Return the listing below exactly, with the pictures dropped.

**MATERIAL PROVIDED:**
┌──

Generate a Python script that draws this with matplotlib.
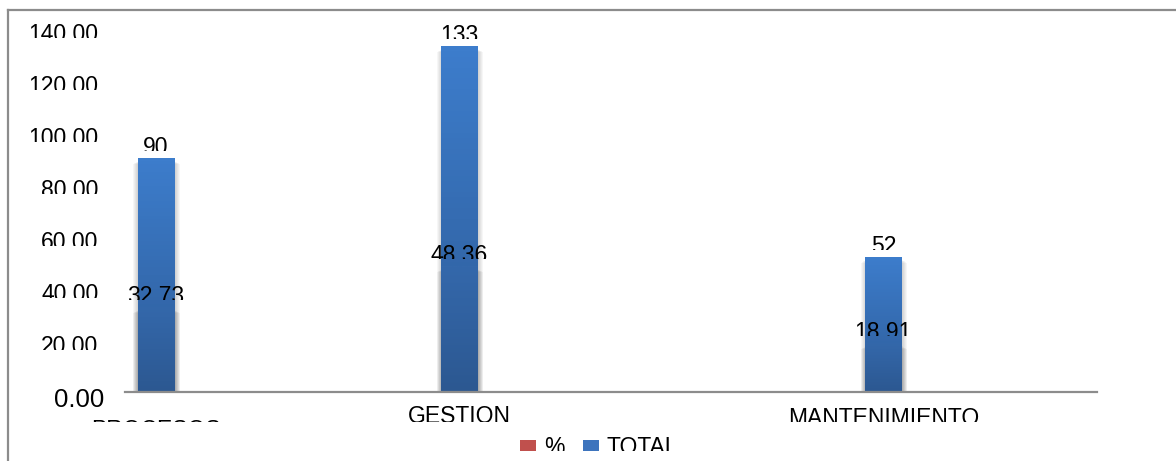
import numpy as np
import matplotlib
matplotlib.use('Agg')
import matplotlib.pyplot as plt
import matplotlib.transforms as mtransforms
from matplotlib.colors import LinearSegmentedColormap
from matplotlib.lines import Line2D
from matplotlib.patches import Patch

plt.rcParams['font.family'] = ['Liberation Sans', 'DejaVu Sans']

# datos
categorias = ['PROCESOS', 'GESTION', 'MANTENIMIENTO']
total = [90, 133, 52]
porcentaje = [32.73, 48.36, 18.91]
y_ticks = [0, 20, 40, 60, 80, 100, 120, 140]
series = ['%', 'TOTAL']

W, H, DPI = 1176, 461, 100
FS = 16.5

fig = plt.figure(figsize=(W / DPI, H / DPI), dpi=DPI)
ax = fig.add_axes([125 / W, 69 / H, 972 / W, 364 / H])

# posiciones de las categorias en el eje (no equidistantes)
slots = [0.0, 1.0, 2.4]
bar_w = 0.119
px = 1 / 303  # un pixel en unidades del eje x


def gradient_fill(bars, top_color, bottom_color, z):
    cmap = LinearSegmentedColormap.from_list('g', [bottom_color, top_color])
    grad = np.linspace(0, 1, 64).reshape(-1, 1)
    for b in bars:
        x0, y0 = b.get_x(), b.get_y()
        w, h = b.get_width(), b.get_height()
        im = ax.imshow(grad, cmap=cmap, origin='lower', aspect='auto',
                       extent=[x0, x0 + w, y0, y0 + h], zorder=z)
        im.set_clip_path(b)


def halo(values, z):
    # sombra suave alrededor de cada barra
    for k in range(1, 6):
        ax.bar([s + 0.6 * px for s in slots], [v - 1.2 - 0.2 * k for v in values],
               bar_w + 2 * k * px, color='black', alpha=0.035,
               linewidth=0, zorder=z)


# serie TOTAL
halo(total, 1.5)
bars_total = ax.bar(slots, total, bar_w, color='#3a75c0', linewidth=0, zorder=2)
gradient_fill(bars_total, '#3d7dcc', '#2d5b97', 2.01)

textos = []
for x, v in zip(slots, total):
    textos.append(ax.annotate(f'{v:g}', (x, v), xytext=(0, 3),
                              textcoords='offset points', ha='center',
                              va='baseline', fontsize=FS, zorder=2.5))

# serie % (sobre TOTAL)
for x, v in zip(slots, porcentaje):
    textos.append(ax.annotate(f'{v:.2f}', (x, v), xytext=(0, 3),
                              textcoords='offset points', ha='center',
                              va='baseline', fontsize=FS, zorder=3))
halo(porcentaje, 3.5)
bars_pct = ax.bar(slots, porcentaje, bar_w, color='#3060a0', linewidth=0, zorder=4)
gradient_fill(bars_pct, '#3468ab', '#2c5891', 4.01)

ax.set_xlim(-0.102, 3.105)
ax.set_ylim(0, 140)
for side in ['left', 'right', 'top']:
    ax.spines[side].set_visible(False)
ax.spines['bottom'].set_color('#8c8c8c')
ax.spines['bottom'].set_linewidth(1.6)
ax.spines['bottom'].set_zorder(5)

ax.set_xticks([])
ax.set_yticks(y_ticks)
ax.set_yticklabels([f'{t:.2f}' for t in y_ticks])
ax.tick_params(axis='y', length=0, pad=19, labelsize=FS)
down = mtransforms.ScaledTranslation(0, -3 / 72, fig.dpi_scale_trans)
ylabels = ax.get_yticklabels()
for lab in ylabels:
    lab.set_transform(lab.get_transform() + down)
ylabels[0].set_fontsize(18.5)
ylabels[0].set_transform(ylabels[0].get_transform()
                         + mtransforms.ScaledTranslation(4 / 72, -1 / 72, fig.dpi_scale_trans))

# etiquetas de categoria
cat_offsets = [-27, -13, -15]
cat_textos = []
for x, nombre, off in zip(slots, categorias, cat_offsets):
    cat_textos.append(ax.annotate(nombre, (x, 0), xycoords=('data', 'axes fraction'),
                                  xytext=(0, off * 72 / DPI), textcoords='offset points',
                                  ha='center', va='top', fontsize=FS,
                                  annotation_clip=False))

leg = fig.legend(handles=[Patch(facecolor='#c0504d'), Patch(facecolor='#3d74bd')],
                 labels=series, loc='center', bbox_to_anchor=(599 / W, 14 / H),
                 ncol=2, frameon=False, fontsize=FS, handlelength=0.7,
                 handleheight=0.35, handletextpad=0.35, columnspacing=0.8,
                 borderaxespad=0, borderpad=0)

# marco del grafico
marco = dict(transform=fig.transFigure, color='#8c8c8c', lw=1.6)
fig.add_artist(Line2D([8 / W, 8 / W], [0, 1 - 10 / H], **marco))
fig.add_artist(Line2D([8 / W, 1], [1 - 10 / H, 1 - 10 / H], **marco))

# recorte inferior de los textos
fig.canvas.draw()
for t in textos + ylabels[1:] + list(leg.get_texts()):
    bb = t.get_window_extent()
    t.set_clip_box(mtransforms.Bbox.from_extents(bb.x0 - 3, bb.y1 - 15, bb.x1 + 3, bb.y1 + 5))
    t.set_clip_on(True)
for t in cat_textos:
    bb = t.get_window_extent()
    t.set_clip_box(mtransforms.Bbox.from_extents(bb.x0 - 3, H - 422, bb.x1 + 3, bb.y1 + 5))
    t.set_clip_on(True)

fig.savefig('out.png', dpi=DPI)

└──

**SOLUTION:**
Generate a Python script that draws this with matplotlib.
import numpy as np
import matplotlib
matplotlib.use('Agg')
import matplotlib.pyplot as plt
import matplotlib.transforms as mtransforms
from matplotlib.colors import LinearSegmentedColormap
from matplotlib.lines import Line2D
from matplotlib.patches import Patch

plt.rcParams['font.family'] = ['Liberation Sans', 'DejaVu Sans']

# datos
categorias = ['PROCESOS', 'GESTION', 'MANTENIMIENTO']
total = [90, 133, 52]
porcentaje = [32.73, 48.36, 18.91]
y_ticks = [0, 20, 40, 60, 80, 100, 120, 140]
series = ['%', 'TOTAL']

W, H, DPI = 1176, 461, 100
FS = 16.5

fig = plt.figure(figsize=(W / DPI, H / DPI), dpi=DPI)
ax = fig.add_axes([125 / W, 69 / H, 972 / W, 364 / H])

# posiciones de las categorias en el eje (no equidistantes)
slots = [0.0, 1.0, 2.4]
bar_w = 0.119
px = 1 / 303  # un pixel en unidades del eje x


def gradient_fill(bars, top_color, bottom_color, z):
    cmap = LinearSegmentedColormap.from_list('g', [bottom_color, top_color])
    grad = np.linspace(0, 1, 64).reshape(-1, 1)
    for b in bars:
        x0, y0 = b.get_x(), b.get_y()
        w, h = b.get_width(), b.get_height()
        im = ax.imshow(grad, cmap=cmap, origin='lower', aspect='auto',
                       extent=[x0, x0 + w, y0, y0 + h], zorder=z)
        im.set_clip_path(b)


def halo(values, z):
    # sombra suave alrededor de cada barra
    for k in range(1, 6):
        ax.bar([s + 0.6 * px for s in slots], [v - 1.2 - 0.2 * k for v in values],
               bar_w + 2 * k * px, color='black', alpha=0.035,
               linewidth=0, zorder=z)


# serie TOTAL
halo(total, 1.5)
bars_total = ax.bar(slots, total, bar_w, color='#3a75c0', linewidth=0, zorder=2)
gradient_fill(bars_total, '#3d7dcc', '#2d5b97', 2.01)

textos = []
for x, v in zip(slots, total):
    textos.append(ax.annotate(f'{v:g}', (x, v), xytext=(0, 3),
                              textcoords='offset points', ha='center',
                              va='baseline', fontsize=FS, zorder=2.5))

# serie % (sobre TOTAL)
for x, v in zip(slots, porcentaje):
    textos.append(ax.annotate(f'{v:.2f}', (x, v), xytext=(0, 3),
                              textcoords='offset points', ha='center',
                              va='baseline', fontsize=FS, zorder=3))
halo(porcentaje, 3.5)
bars_pct = ax.bar(slots, porcentaje, bar_w, color='#3060a0', linewidth=0, zorder=4)
gradient_fill(bars_pct, '#3468ab', '#2c5891', 4.01)

ax.set_xlim(-0.102, 3.105)
ax.set_ylim(0, 140)
for side in ['left', 'right', 'top']:
    ax.spines[side].set_visible(False)
ax.spines['bottom'].set_color('#8c8c8c')
ax.spines['bottom'].set_linewidth(1.6)
ax.spines['bottom'].set_zorder(5)

ax.set_xticks([])
ax.set_yticks(y_ticks)
ax.set_yticklabels([f'{t:.2f}' for t in y_ticks])
ax.tick_params(axis='y', length=0, pad=19, labelsize=FS)
down = mtransforms.ScaledTranslation(0, -3 / 72, fig.dpi_scale_trans)
ylabels = ax.get_yticklabels()
for lab in ylabels:
    lab.set_transform(lab.get_transform() + down)
ylabels[0].set_fontsize(18.5)
ylabels[0].set_transform(ylabels[0].get_transform()
                         + mtransforms.ScaledTranslation(4 / 72, -1 / 72, fig.dpi_scale_trans))

# etiquetas de categoria
cat_offsets = [-27, -13, -15]
cat_textos = []
for x, nombre, off in zip(slots, categorias, cat_offsets):
    cat_textos.append(ax.annotate(nombre, (x, 0), xycoords=('data', 'axes fraction'),
                                  xytext=(0, off * 72 / DPI), textcoords='offset points',
                                  ha='center', va='top', fontsize=FS,
                                  annotation_clip=False))

leg = fig.legend(handles=[Patch(facecolor='#c0504d'), Patch(facecolor='#3d74bd')],
                 labels=series, loc='center', bbox_to_anchor=(599 / W, 14 / H),
                 ncol=2, frameon=False, fontsize=FS, handlelength=0.7,
                 handleheight=0.35, handletextpad=0.35, columnspacing=0.8,
                 borderaxespad=0, borderpad=0)

# marco del grafico
marco = dict(transform=fig.transFigure, color='#8c8c8c', lw=1.6)
fig.add_artist(Line2D([8 / W, 8 / W], [0, 1 - 10 / H], **marco))
fig.add_artist(Line2D([8 / W, 1], [1 - 10 / H, 1 - 10 / H], **marco))

# recorte inferior de los textos
fig.canvas.draw()
for t in textos + ylabels[1:] + list(leg.get_texts()):
    bb = t.get_window_extent()
    t.set_clip_box(mtransforms.Bbox.from_extents(bb.x0 - 3, bb.y1 - 15, bb.x1 + 3, bb.y1 + 5))
    t.set_clip_on(True)
for t in cat_textos:
    bb = t.get_window_extent()
    t.set_clip_box(mtransforms.Bbox.from_extents(bb.x0 - 3, H - 422, bb.x1 + 3, bb.y1 + 5))
    t.set_clip_on(True)

fig.savefig('out.png', dpi=DPI)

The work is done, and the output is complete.